The final and most ambitious of the three components is a text analysis app, created through StreamLit — a Python library for creating web applications — that investigates how machine learning and natural language processing techniques can reveal deeper narratives within the testimonials themselves. At the time of review, this component was in the “alpha” stage but draws on the work the authors have done with named entity recognition in the TRC archives. In postcolonial archives, named entity recognition often fails to account for entity ambiguity and code-switching. By using a domain-specific training set, the authors mitigated these limitations. In the app, users can explore different entities and their related narratives through interactive selections. The team has also started to utilize sentence embeddings to track thematic shifts throughout the testimonials. This provides researchers the ability to search through semantic meaning rather than simply keyword-based searching, thereby enabling a more nuanced and contextual understanding of the testimonials.
Choropleth maps, used in the project’s TRC v7 dashboard, appear to be straightforward ways to visualize geographic data.
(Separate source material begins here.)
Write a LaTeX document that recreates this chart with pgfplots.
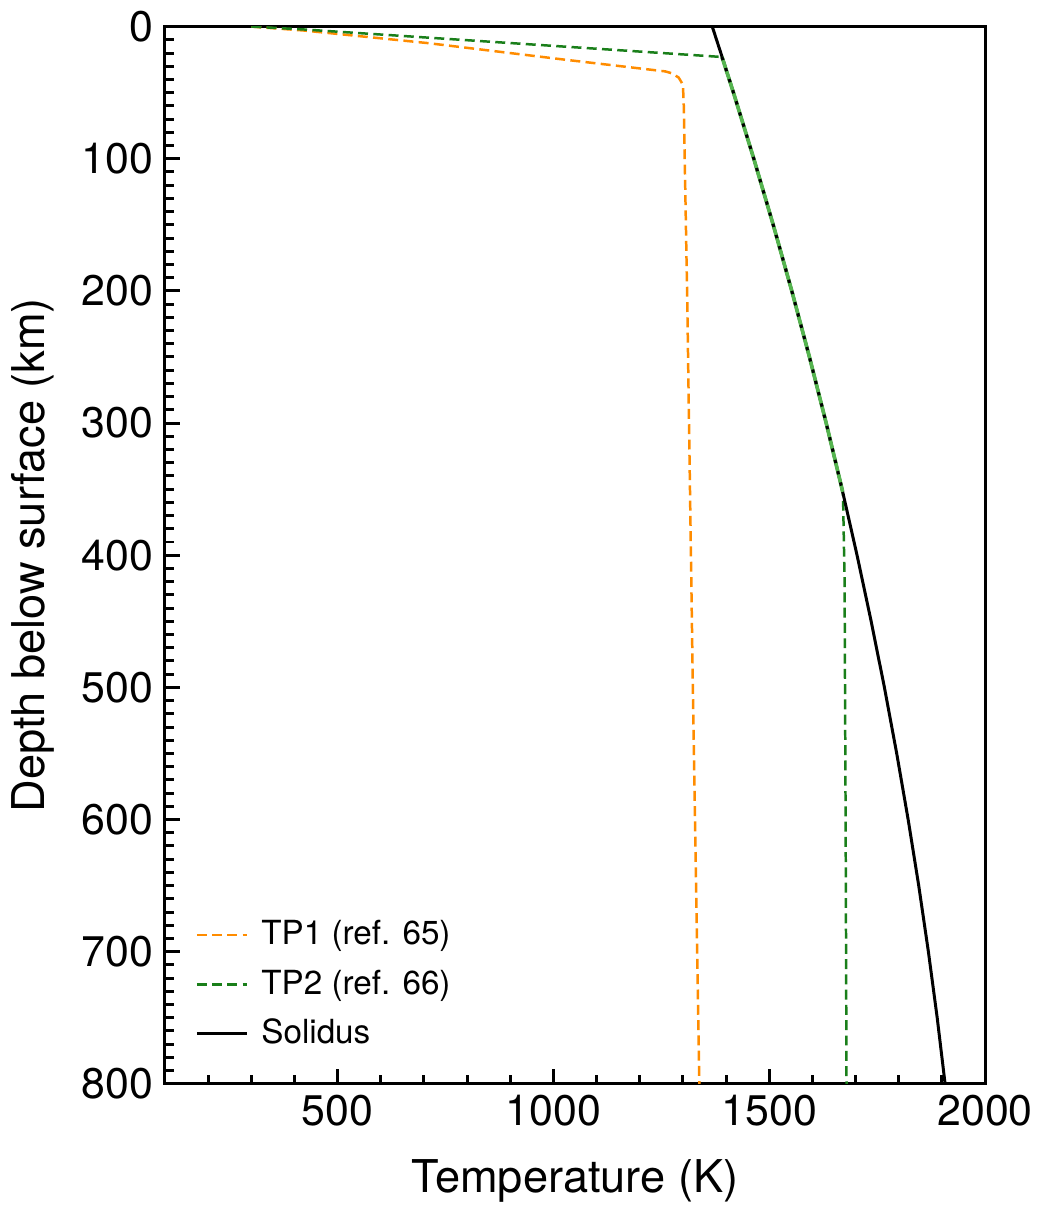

As a result, choropleth maps are ubiquitous in digital humanities and spatial humanities mapping projects. However, choropleth maps have known limitations and can be misleading due to the Modifiable Areal Unit Problem (MAUP), which causes measurements to be heavily influenced by the choice of geographic units. When the event being measured is directly tied to an enumeration unit, such as a municipality, results may still be informative. However, it is unclear if human rights violations documented by the TRC fit into this categorization. Consequently, it might be a useful step forward to consider the implementation of global grid systems, such as S2 or H3, to overcome these issues or acknowledge them in the narrative of the project.
These issues notwithstanding, the project is an ambitious undertaking that strikes a careful balance between historical research and technological innovation. The Bitter Aloe Project serves as a vital tool for understanding and accessing human rights violation archives while pioneering a new frontier in the realm of digital humanities. The project is a testament to the transformative potential of integrating humanistic studies with computational analysis. Moreover, the project makes apparent the complexities and challenges in digitizing postcolonial linguistic materials. It goes beyond merely transposing physical records into digital formats and drives towards leveraging digital tools to surface hidden relationships, patterns, and narratives within archival content. By shedding light on the rich narratives and stories contained within testimonies of human rights violations, it advances our collective understanding of the past, while granting a voice to those who might otherwise remain silenced.